XXIII. L'anima e il suo rapporto con il corpo

1. Procedendo per ordine, dobbiamo parlare dell'anima, riprendendo il discorso di qui, anche se potremmo sembrare ripeterci. Avendo avuto dal primo Dio l'anima umana, che è immortale, come mostreremo, gli dei preposti alla generazione delle specie mortali aggiunsero ad essa due parti mortali. Ma, affinché la parte divina ed immortale dell'anima non venisse insudiciata dalle vanità mortali, la posero come nell'acropoli del corpo. La fecero divenire ciò che comanda e ciò che regna e le assegnarono come abitazione la testa, che ha la forma che imita quella del tutto; le sottomisero, infine, in servitù, il resto del corpo, avendolo costruito come una specie di carro, e alle due parti mortali dell'anima assegnarono all'altra una sede, all'altra un'altra.
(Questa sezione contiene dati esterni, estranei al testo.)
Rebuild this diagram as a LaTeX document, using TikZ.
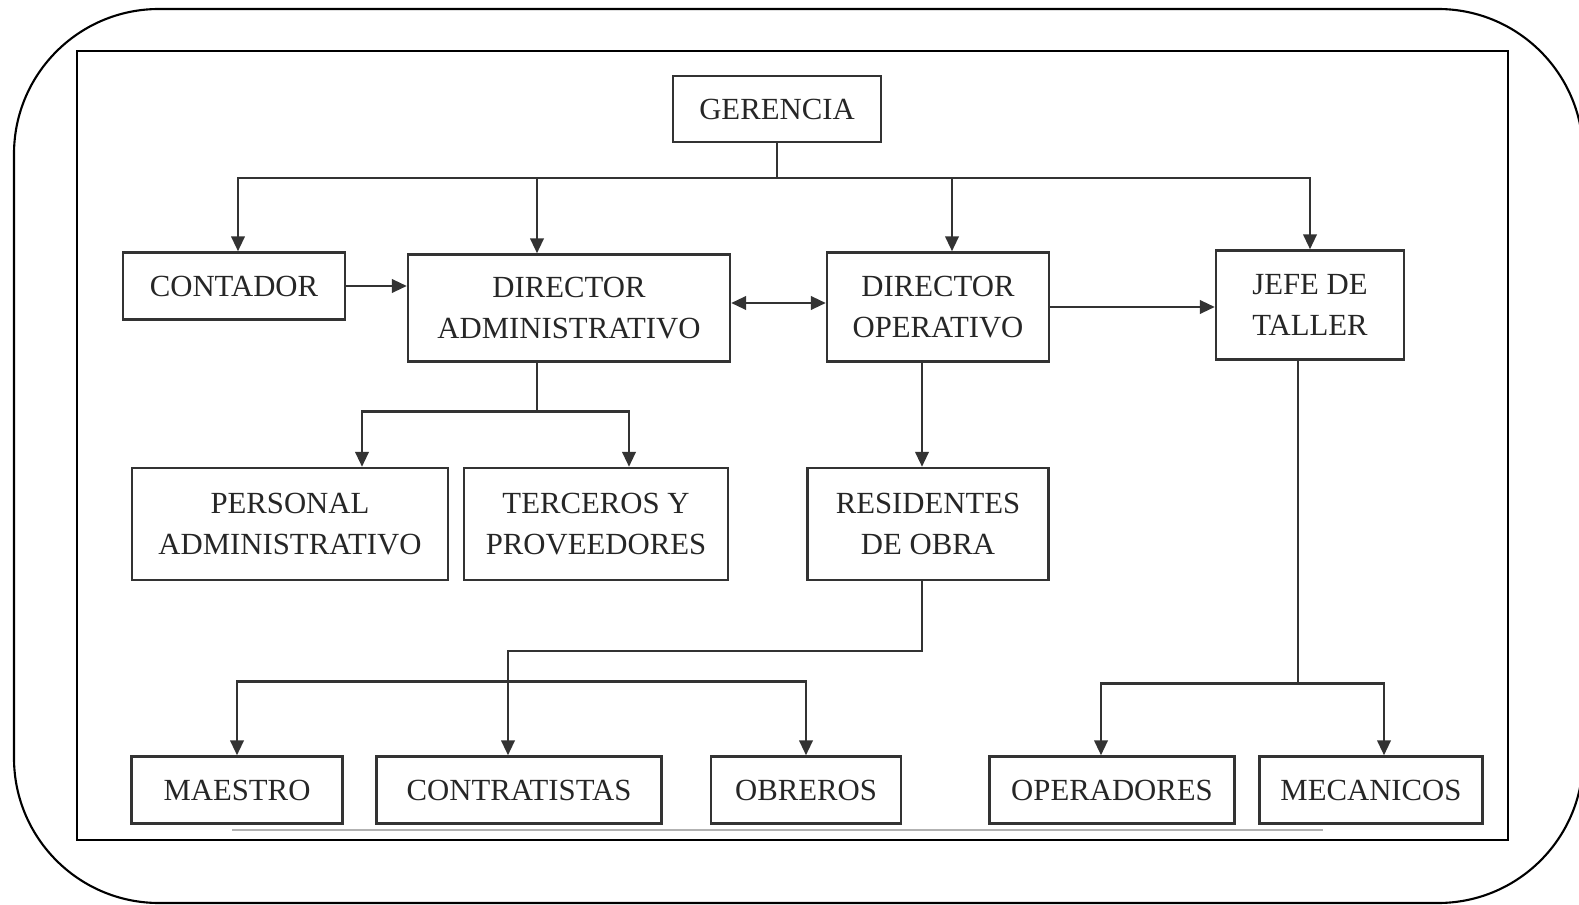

2. La parte irascibile la misero nel cuore, quella concupiscibile fra la regione ombelicale e il diaframma, legandola come un'animale furioso e selvaggio. Fabbricarono poi il polmone, in funzione del cuore, senza sangue, poroso e simile a una spugna, affinché il cuore avesse come un imbottimento quando si agita per il ribollire dell'ira. Il fegato, poi, fu fatto perché stimolasse la parte concupiscibile dell'anima, ma anche la calmasse, avendo in sé sia la dolcezza che l'amarezza, e inoltre perché manifestasse la virtù divinatoria attraverso i sogni. Poiché il fegato è liscio, spesso e splendente, in esso risplende la forza portata dall'intelletto. La milza, infine, fu fatta in funzione del fegato, perché lo purificasse e lo rendesse splendente; infatti essa accoglie le impurità che si formano, in seguito a certe malattie, intorno al fegato.